▶ Directions:
Leave out the pictures and repeat the data exactly.

— BEGIN Data segment —

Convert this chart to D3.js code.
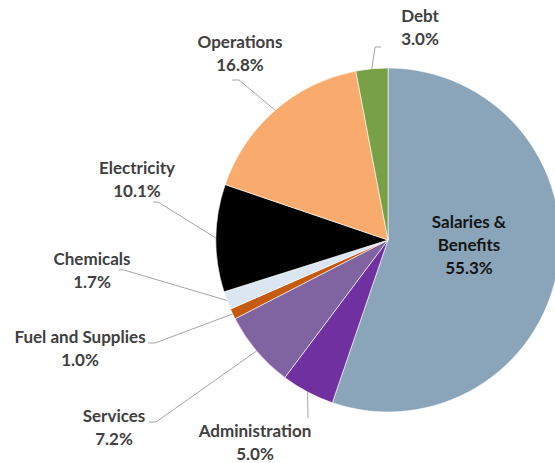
<!DOCTYPE html>
<html>
<head>
<meta charset="utf-8">
<script src="https://cdn.jsdelivr.net/npm/d3@7"></script>
<style>
  html, body { margin: 0; padding: 0; background: #fff; }
  svg { display: block; }
  text { font-family: Lato, "Open Sans", sans-serif; font-weight: 700; }
</style>
</head>
<body>
<svg id="chart" width="555" height="463"></svg>
<script>
// Budget categories, drawn clockwise from 12 o'clock
const categories = ["Salaries & Benefits", "Administration", "Services", "Fuel and Supplies",
                    "Chemicals", "Electricity", "Operations", "Debt"];
const shares = [55.3, 5.0, 7.2, 1.0, 1.7, 10.1, 16.8, 3.0];
const sliceColors = ["#8aa5ba", "#7030a0", "#8064a2", "#c55a11",
                     "#dce6f2", "#000000", "#f8ab6c", "#77a047"];

// Label placement: text anchor (centre x, first baseline) and leader-line elbow
const labelLayout = [
  { x: 469, y: 228, inside: true },
  { x: 255, y: 437, elbow: [[308, 418]] },
  { x: 114, y: 422, elbow: [[156, 422], [149, 422]] },
  { x: 80,  y: 343, elbow: [[155, 343], [148, 343]] },
  { x: 92,  y: 265, elbow: [[124, 270], [119, 270]] },
  { x: 137, y: 174, elbow: [[158, 202], [153, 202]] },
  { x: 240, y: 48,  elbow: [[239, 80], [232, 80]] },
  { x: 420, y: 22,  elbow: [[375, 47], [381, 47]] }
];

const cx = 388, cy = 240, radius = 172, lineGap = 23;

const svg = d3.select("#chart");
const g = svg.append("g").attr("transform", `translate(${cx},${cy})`);

const data = categories.map((name, i) => ({ name, value: shares[i], color: sliceColors[i], layout: labelLayout[i] }));

const pie = d3.pie().value(d => d.value).sort(null);
const arc = d3.arc().innerRadius(0).outerRadius(radius);
const arcs = pie(data);

g.selectAll("path.slice")
  .data(arcs)
  .enter().append("path")
  .attr("class", "slice")
  .attr("d", arc)
  .attr("fill", d => d.data.color)
  .attr("stroke", "#ffffff")
  .attr("stroke-width", 0.6);

// Leader lines from each slice's mid-angle on the rim out to its label
const rimPoint = d => {
  const a = (d.startAngle + d.endAngle) / 2;
  return [cx + radius * Math.sin(a), cy - radius * Math.cos(a)];
};

svg.selectAll("path.leader")
  .data(arcs.filter(d => !d.data.layout.inside))
  .enter().append("path")
  .attr("class", "leader")
  .attr("d", d => d3.line()([rimPoint(d), ...d.data.layout.elbow]))
  .attr("fill", "none")
  .attr("stroke", "#a6a6a6")
  .attr("stroke-width", 1);

const pct = v => v.toFixed(1) + "%";

arcs.forEach(d => {
  const L = d.data.layout;
  const lines = L.inside ? ["Salaries &", "Benefits", pct(d.data.value)]
                         : [d.data.name, pct(d.data.value)];
  const t = svg.append("text")
    .attr("text-anchor", "middle")
    .attr("font-size", 17)
    .attr("fill", L.inside ? "#151515" : "#404040");
  lines.forEach((s, i) => {
    t.append("tspan").attr("x", L.x).attr("y", L.y + i * lineGap).text(s);
  });
});
</script>
</body>
</html>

— END Data segment —

▶ Answer to the task:
Convert this chart to D3.js code.
<!DOCTYPE html>
<html>
<head>
<meta charset="utf-8">
<script src="https://cdn.jsdelivr.net/npm/d3@7"></script>
<style>
  html, body { margin: 0; padding: 0; background: #fff; }
  svg { display: block; }
  text { font-family: Lato, "Open Sans", sans-serif; font-weight: 700; }
</style>
</head>
<body>
<svg id="chart" width="555" height="463"></svg>
<script>
// Budget categories, drawn clockwise from 12 o'clock
const categories = ["Salaries & Benefits", "Administration", "Services", "Fuel and Supplies",
                    "Chemicals", "Electricity", "Operations", "Debt"];
const shares = [55.3, 5.0, 7.2, 1.0, 1.7, 10.1, 16.8, 3.0];
const sliceColors = ["#8aa5ba", "#7030a0", "#8064a2", "#c55a11",
                     "#dce6f2", "#000000", "#f8ab6c", "#77a047"];

// Label placement: text anchor (centre x, first baseline) and leader-line elbow
const labelLayout = [
  { x: 469, y: 228, inside: true },
  { x: 255, y: 437, elbow: [[308, 418]] },
  { x: 114, y: 422, elbow: [[156, 422], [149, 422]] },
  { x: 80,  y: 343, elbow: [[155, 343], [148, 343]] },
  { x: 92,  y: 265, elbow: [[124, 270], [119, 270]] },
  { x: 137, y: 174, elbow: [[158, 202], [153, 202]] },
  { x: 240, y: 48,  elbow: [[239, 80], [232, 80]] },
  { x: 420, y: 22,  elbow: [[375, 47], [381, 47]] }
];

const cx = 388, cy = 240, radius = 172, lineGap = 23;

const svg = d3.select("#chart");
const g = svg.append("g").attr("transform", `translate(${cx},${cy})`);

const data = categories.map((name, i) => ({ name, value: shares[i], color: sliceColors[i], layout: labelLayout[i] }));

const pie = d3.pie().value(d => d.value).sort(null);
const arc = d3.arc().innerRadius(0).outerRadius(radius);
const arcs = pie(data);

g.selectAll("path.slice")
  .data(arcs)
  .enter().append("path")
  .attr("class", "slice")
  .attr("d", arc)
  .attr("fill", d => d.data.color)
  .attr("stroke", "#ffffff")
  .attr("stroke-width", 0.6);

// Leader lines from each slice's mid-angle on the rim out to its label
const rimPoint = d => {
  const a = (d.startAngle + d.endAngle) / 2;
  return [cx + radius * Math.sin(a), cy - radius * Math.cos(a)];
};

svg.selectAll("path.leader")
  .data(arcs.filter(d => !d.data.layout.inside))
  .enter().append("path")
  .attr("class", "leader")
  .attr("d", d => d3.line()([rimPoint(d), ...d.data.layout.elbow]))
  .attr("fill", "none")
  .attr("stroke", "#a6a6a6")
  .attr("stroke-width", 1);

const pct = v => v.toFixed(1) + "%";

arcs.forEach(d => {
  const L = d.data.layout;
  const lines = L.inside ? ["Salaries &", "Benefits", pct(d.data.value)]
                         : [d.data.name, pct(d.data.value)];
  const t = svg.append("text")
    .attr("text-anchor", "middle")
    .attr("font-size", 17)
    .attr("fill", L.inside ? "#151515" : "#404040");
  lines.forEach((s, i) => {
    t.append("tspan").attr("x", L.x).attr("y", L.y + i * lineGap).text(s);
  });
});
</script>
</body>
</html>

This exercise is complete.